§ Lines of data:
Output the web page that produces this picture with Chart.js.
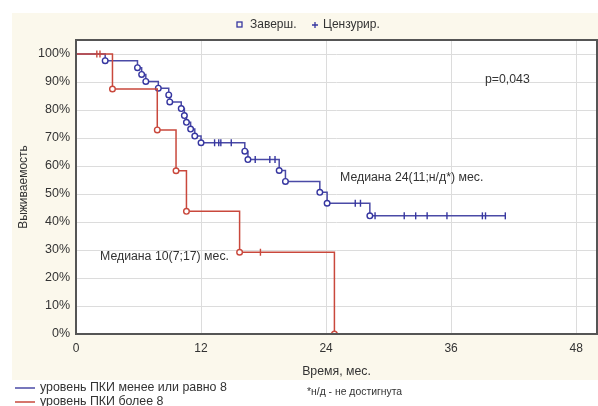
<!DOCTYPE html>
<html>
<head>
<meta charset="utf-8">
<script src="https://cdn.jsdelivr.net/npm/chart.js@4"></script>
<style>
  html, body { margin: 0; padding: 0; background: #fff; }
  canvas { display: block; }
</style>
</head>
<body>
<canvas id="km" width="598" height="406"></canvas>
<script>
const xTicks = [0, 12, 24, 36, 48];
const yTicks = [0, 10, 20, 30, 40, 50, 60, 70, 80, 90, 100];

// уровень ПКИ менее или равно 8
const blueEventTimes = [2.8, 5.9, 6.3, 6.7, 7.9, 8.9, 9.0, 10.1, 10.4, 10.6, 11.0, 11.4, 12.0, 16.2, 16.5, 19.5, 20.1, 23.4, 24.1, 28.2];
const blueEventSurv = [97.6, 95.1, 92.7, 90.2, 87.8, 85.4, 82.9, 80.5, 78.0, 75.6, 73.2, 70.7, 68.3, 65.3, 62.3, 58.4, 54.5, 50.6, 46.7, 42.2];
const blueCensorTimes = [13.3, 13.7, 13.9, 14.9, 17.2, 18.6, 19.1, 26.8, 27.3, 28.7, 31.5, 32.6, 33.7, 35.6, 39.0, 39.3, 41.2];

// уровень ПКИ более 8
const redEventTimes = [3.5, 7.8, 9.6, 10.6, 15.7, 24.8];
const redEventSurv = [87.5, 72.9, 58.3, 43.8, 29.2, 0];
const redCensorTimes = [2.0, 2.3, 17.7];

const blueColor = "#4a4aa6";
const blueMark = "#3636a0";
const redColor = "#c9483c";
const textColor = "#333";
const font = "'Liberation Sans', Arial, sans-serif";

function survAt(times, surv, t) {
  let s = 100;
  times.forEach((et, i) => { if (et <= t) s = surv[i]; });
  return s;
}

function buildCurve(eTimes, eSurv, cTimes) {
  const pts = [{ x: 0, y: 100 }];
  eTimes.forEach((t, i) => pts.push({ x: t, y: eSurv[i] }));
  cTimes.forEach((t) => pts.push({ x: t, y: survAt(eTimes, eSurv, t) }));
  return pts.sort((a, b) => a.x - b.x);
}

function events(eTimes, eSurv) {
  return eTimes.map((t, i) => ({ x: t, y: eSurv[i] }));
}

function censors(eTimes, eSurv, cTimes) {
  return cTimes.map((t) => ({ x: t, y: survAt(eTimes, eSurv, t) }));
}

const decor = {
  id: "decor",
  beforeDraw(chart) {
    const { ctx, chartArea: a } = chart;
    ctx.save();
    ctx.fillStyle = "#fff";
    ctx.fillRect(0, 0, chart.width, chart.height);
    ctx.fillStyle = "#fbf8ec";
    ctx.fillRect(12, 13, chart.width - 12, 367);
    ctx.fillStyle = "#fff";
    ctx.fillRect(a.left, a.top, a.right - a.left, a.bottom - a.top);
    ctx.restore();
  },
  afterDraw(chart) {
    const { ctx, chartArea: a } = chart;
    ctx.save();
    ctx.strokeStyle = "#555";
    ctx.lineWidth = 2;
    ctx.strokeRect(a.left, a.top, a.right - a.left, a.bottom - a.top);

    ctx.fillStyle = textColor;
    ctx.textBaseline = "middle";
    ctx.textAlign = "left";
    ctx.font = "12px " + font;

    // top legend
    ctx.strokeStyle = blueMark;
    ctx.lineWidth = 1.3;
    ctx.strokeRect(237, 22, 5, 5);
    ctx.fillText("Заверш.", 250, 25);
    ctx.beginPath();
    ctx.moveTo(312, 25); ctx.lineTo(318, 25);
    ctx.moveTo(315, 22); ctx.lineTo(315, 28);
    ctx.stroke();
    ctx.fillText("Цензурир.", 323, 25);

    // annotations
    ctx.font = "12.3px " + font;
    ctx.fillText("p=0,043", 485, 80);
    ctx.fillText("Медиана 24(11;н/д*) мес.", 340, 178);
    ctx.fillText("Медиана 10(7;17) мес.", 100, 257);

    // footnote
    ctx.font = "10.4px " + font;
    ctx.fillText("*н/д - не достигнута", 307, 392);

    // bottom legend
    ctx.font = "12.4px " + font;
    ctx.lineWidth = 1.5;
    ctx.strokeStyle = blueColor;
    ctx.beginPath(); ctx.moveTo(15, 388); ctx.lineTo(35, 388); ctx.stroke();
    ctx.fillText("уровень ПКИ менее или равно 8", 40, 388);
    ctx.strokeStyle = redColor;
    ctx.beginPath(); ctx.moveTo(15, 402); ctx.lineTo(35, 402); ctx.stroke();
    ctx.fillText("уровень ПКИ более 8", 40, 402);
    ctx.restore();
  },
};

const markerDefaults = {
  type: "scatter",
  showLine: false,
  pointBackgroundColor: "#fff",
  pointBorderWidth: 1.4,
};

new Chart(document.getElementById("km"), {
  type: "line",
  data: {
    datasets: [
      {
        label: "уровень ПКИ более 8",
        data: buildCurve(redEventTimes, redEventSurv, redCensorTimes),
        borderColor: redColor,
        borderWidth: 1.5,
        stepped: "before",
        pointRadius: 0,
        order: 1,
      },
      {
        ...markerDefaults,
        label: "red events",
        data: events(redEventTimes, redEventSurv),
        pointStyle: "circle",
        pointRadius: 2.8,
        pointBorderColor: redColor,
        order: 0,
      },
      {
        ...markerDefaults,
        label: "red censored",
        data: censors(redEventTimes, redEventSurv, redCensorTimes),
        pointStyle: "line",
        rotation: 90,
        pointRadius: 3.5,
        pointBorderColor: redColor,
        order: 0,
      },
      {
        label: "уровень ПКИ менее или равно 8",
        data: buildCurve(blueEventTimes, blueEventSurv, blueCensorTimes),
        borderColor: blueColor,
        borderWidth: 1.5,
        stepped: "before",
        pointRadius: 0,
        order: 3,
      },
      {
        ...markerDefaults,
        label: "blue events",
        data: events(blueEventTimes, blueEventSurv),
        pointStyle: "circle",
        pointRadius: 2.8,
        pointBorderColor: blueMark,
        order: 2,
      },
      {
        ...markerDefaults,
        label: "blue censored",
        data: censors(blueEventTimes, blueEventSurv, blueCensorTimes),
        pointStyle: "line",
        rotation: 90,
        pointRadius: 3.5,
        pointBorderColor: blueMark,
        order: 2,
      },
    ],
  },
  options: {
    responsive: false,
    animation: false,
    layout: { autoPadding: false, padding: { left: 14, top: 40, right: 1, bottom: 22 } },
    plugins: {
      legend: { display: false },
      tooltip: { enabled: false },
    },
    scales: {
      x: {
        type: "linear",
        min: 0,
        max: 50,
        afterBuildTicks: (s) => { s.ticks = xTicks.map((v) => ({ value: v })); },
        afterFit: (s) => { s.height = 50; },
        grid: { color: "#dcdcdc", drawTicks: false },
        border: { display: false },
        ticks: { padding: 7, color: textColor, font: { family: font, size: 12 } },
        title: {
          display: true,
          text: "Время, мес.",
          color: textColor,
          font: { family: font, size: 12.3 },
          padding: { top: 0, bottom: 5 },
        },
      },
      y: {
        min: 0,
        max: 105,
        afterBuildTicks: (s) => { s.ticks = yTicks.map((v) => ({ value: v })); },
        afterFit: (s) => { s.width = 62; },
        grid: { color: "#dcdcdc", drawTicks: false },
        border: { display: false },
        ticks: {
          padding: 6,
          color: textColor,
          font: { family: font, size: 12.5 },
          callback: (v) => v + "%",
        },
        title: {
          display: true,
          text: "Выживаемость",
          color: textColor,
          font: { family: font, size: 12 },
          padding: { top: 2, bottom: 0 },
        },
      },
    },
  },
  plugins: [decor],
});
</script>
</body>
</html>
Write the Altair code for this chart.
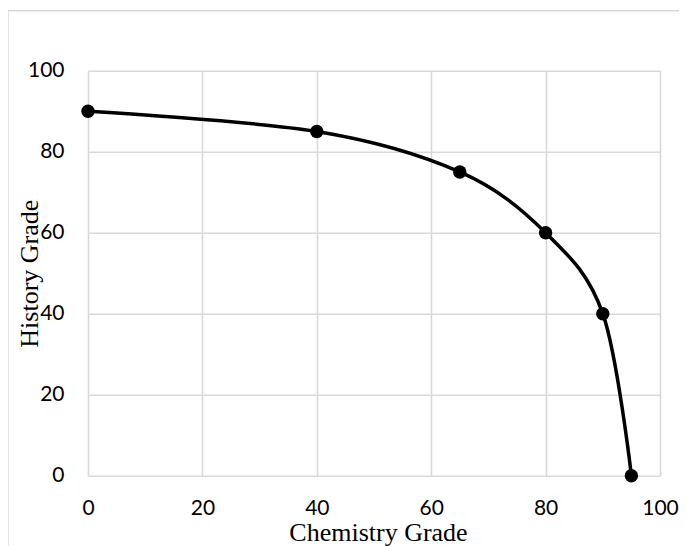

§ Exercise brief: Every line should be retyped exactly, with the pictures omitted.

§ Written answer:
Output the web page that produces this picture with Chart.js.
<!DOCTYPE html>
<html>
<head>
<meta charset="utf-8">
<script src="https://cdn.jsdelivr.net/npm/chart.js@4"></script>
<style>
  html, body { margin: 0; padding: 0; background: #fff; }
  canvas { display: block; }
</style>
</head>
<body>
<canvas id="km" width="598" height="406"></canvas>
<script>
const xTicks = [0, 12, 24, 36, 48];
const yTicks = [0, 10, 20, 30, 40, 50, 60, 70, 80, 90, 100];

// уровень ПКИ менее или равно 8
const blueEventTimes = [2.8, 5.9, 6.3, 6.7, 7.9, 8.9, 9.0, 10.1, 10.4, 10.6, 11.0, 11.4, 12.0, 16.2, 16.5, 19.5, 20.1, 23.4, 24.1, 28.2];
const blueEventSurv = [97.6, 95.1, 92.7, 90.2, 87.8, 85.4, 82.9, 80.5, 78.0, 75.6, 73.2, 70.7, 68.3, 65.3, 62.3, 58.4, 54.5, 50.6, 46.7, 42.2];
const blueCensorTimes = [13.3, 13.7, 13.9, 14.9, 17.2, 18.6, 19.1, 26.8, 27.3, 28.7, 31.5, 32.6, 33.7, 35.6, 39.0, 39.3, 41.2];

// уровень ПКИ более 8
const redEventTimes = [3.5, 7.8, 9.6, 10.6, 15.7, 24.8];
const redEventSurv = [87.5, 72.9, 58.3, 43.8, 29.2, 0];
const redCensorTimes = [2.0, 2.3, 17.7];

const blueColor = "#4a4aa6";
const blueMark = "#3636a0";
const redColor = "#c9483c";
const textColor = "#333";
const font = "'Liberation Sans', Arial, sans-serif";

function survAt(times, surv, t) {
  let s = 100;
  times.forEach((et, i) => { if (et <= t) s = surv[i]; });
  return s;
}

function buildCurve(eTimes, eSurv, cTimes) {
  const pts = [{ x: 0, y: 100 }];
  eTimes.forEach((t, i) => pts.push({ x: t, y: eSurv[i] }));
  cTimes.forEach((t) => pts.push({ x: t, y: survAt(eTimes, eSurv, t) }));
  return pts.sort((a, b) => a.x - b.x);
}

function events(eTimes, eSurv) {
  return eTimes.map((t, i) => ({ x: t, y: eSurv[i] }));
}

function censors(eTimes, eSurv, cTimes) {
  return cTimes.map((t) => ({ x: t, y: survAt(eTimes, eSurv, t) }));
}

const decor = {
  id: "decor",
  beforeDraw(chart) {
    const { ctx, chartArea: a } = chart;
    ctx.save();
    ctx.fillStyle = "#fff";
    ctx.fillRect(0, 0, chart.width, chart.height);
    ctx.fillStyle = "#fbf8ec";
    ctx.fillRect(12, 13, chart.width - 12, 367);
    ctx.fillStyle = "#fff";
    ctx.fillRect(a.left, a.top, a.right - a.left, a.bottom - a.top);
    ctx.restore();
  },
  afterDraw(chart) {
    const { ctx, chartArea: a } = chart;
    ctx.save();
    ctx.strokeStyle = "#555";
    ctx.lineWidth = 2;
    ctx.strokeRect(a.left, a.top, a.right - a.left, a.bottom - a.top);

    ctx.fillStyle = textColor;
    ctx.textBaseline = "middle";
    ctx.textAlign = "left";
    ctx.font = "12px " + font;

    // top legend
    ctx.strokeStyle = blueMark;
    ctx.lineWidth = 1.3;
    ctx.strokeRect(237, 22, 5, 5);
    ctx.fillText("Заверш.", 250, 25);
    ctx.beginPath();
    ctx.moveTo(312, 25); ctx.lineTo(318, 25);
    ctx.moveTo(315, 22); ctx.lineTo(315, 28);
    ctx.stroke();
    ctx.fillText("Цензурир.", 323, 25);

    // annotations
    ctx.font = "12.3px " + font;
    ctx.fillText("p=0,043", 485, 80);
    ctx.fillText("Медиана 24(11;н/д*) мес.", 340, 178);
    ctx.fillText("Медиана 10(7;17) мес.", 100, 257);

    // footnote
    ctx.font = "10.4px " + font;
    ctx.fillText("*н/д - не достигнута", 307, 392);

    // bottom legend
    ctx.font = "12.4px " + font;
    ctx.lineWidth = 1.5;
    ctx.strokeStyle = blueColor;
    ctx.beginPath(); ctx.moveTo(15, 388); ctx.lineTo(35, 388); ctx.stroke();
    ctx.fillText("уровень ПКИ менее или равно 8", 40, 388);
    ctx.strokeStyle = redColor;
    ctx.beginPath(); ctx.moveTo(15, 402); ctx.lineTo(35, 402); ctx.stroke();
    ctx.fillText("уровень ПКИ более 8", 40, 402);
    ctx.restore();
  },
};

const markerDefaults = {
  type: "scatter",
  showLine: false,
  pointBackgroundColor: "#fff",
  pointBorderWidth: 1.4,
};

new Chart(document.getElementById("km"), {
  type: "line",
  data: {
    datasets: [
      {
        label: "уровень ПКИ более 8",
        data: buildCurve(redEventTimes, redEventSurv, redCensorTimes),
        borderColor: redColor,
        borderWidth: 1.5,
        stepped: "before",
        pointRadius: 0,
        order: 1,
      },
      {
        ...markerDefaults,
        label: "red events",
        data: events(redEventTimes, redEventSurv),
        pointStyle: "circle",
        pointRadius: 2.8,
        pointBorderColor: redColor,
        order: 0,
      },
      {
        ...markerDefaults,
        label: "red censored",
        data: censors(redEventTimes, redEventSurv, redCensorTimes),
        pointStyle: "line",
        rotation: 90,
        pointRadius: 3.5,
        pointBorderColor: redColor,
        order: 0,
      },
      {
        label: "уровень ПКИ менее или равно 8",
        data: buildCurve(blueEventTimes, blueEventSurv, blueCensorTimes),
        borderColor: blueColor,
        borderWidth: 1.5,
        stepped: "before",
        pointRadius: 0,
        order: 3,
      },
      {
        ...markerDefaults,
        label: "blue events",
        data: events(blueEventTimes, blueEventSurv),
        pointStyle: "circle",
        pointRadius: 2.8,
        pointBorderColor: blueMark,
        order: 2,
      },
      {
        ...markerDefaults,
        label: "blue censored",
        data: censors(blueEventTimes, blueEventSurv, blueCensorTimes),
        pointStyle: "line",
        rotation: 90,
        pointRadius: 3.5,
        pointBorderColor: blueMark,
        order: 2,
      },
    ],
  },
  options: {
    responsive: false,
    animation: false,
    layout: { autoPadding: false, padding: { left: 14, top: 40, right: 1, bottom: 22 } },
    plugins: {
      legend: { display: false },
      tooltip: { enabled: false },
    },
    scales: {
      x: {
        type: "linear",
        min: 0,
        max: 50,
        afterBuildTicks: (s) => { s.ticks = xTicks.map((v) => ({ value: v })); },
        afterFit: (s) => { s.height = 50; },
        grid: { color: "#dcdcdc", drawTicks: false },
        border: { display: false },
        ticks: { padding: 7, color: textColor, font: { family: font, size: 12 } },
        title: {
          display: true,
          text: "Время, мес.",
          color: textColor,
          font: { family: font, size: 12.3 },
          padding: { top: 0, bottom: 5 },
        },
      },
      y: {
        min: 0,
        max: 105,
        afterBuildTicks: (s) => { s.ticks = yTicks.map((v) => ({ value: v })); },
        afterFit: (s) => { s.width = 62; },
        grid: { color: "#dcdcdc", drawTicks: false },
        border: { display: false },
        ticks: {
          padding: 6,
          color: textColor,
          font: { family: font, size: 12.5 },
          callback: (v) => v + "%",
        },
        title: {
          display: true,
          text: "Выживаемость",
          color: textColor,
          font: { family: font, size: 12 },
          padding: { top: 2, bottom: 0 },
        },
      },
    },
  },
  plugins: [decor],
});
</script>
</body>
</html>
Write the Altair code for this chart.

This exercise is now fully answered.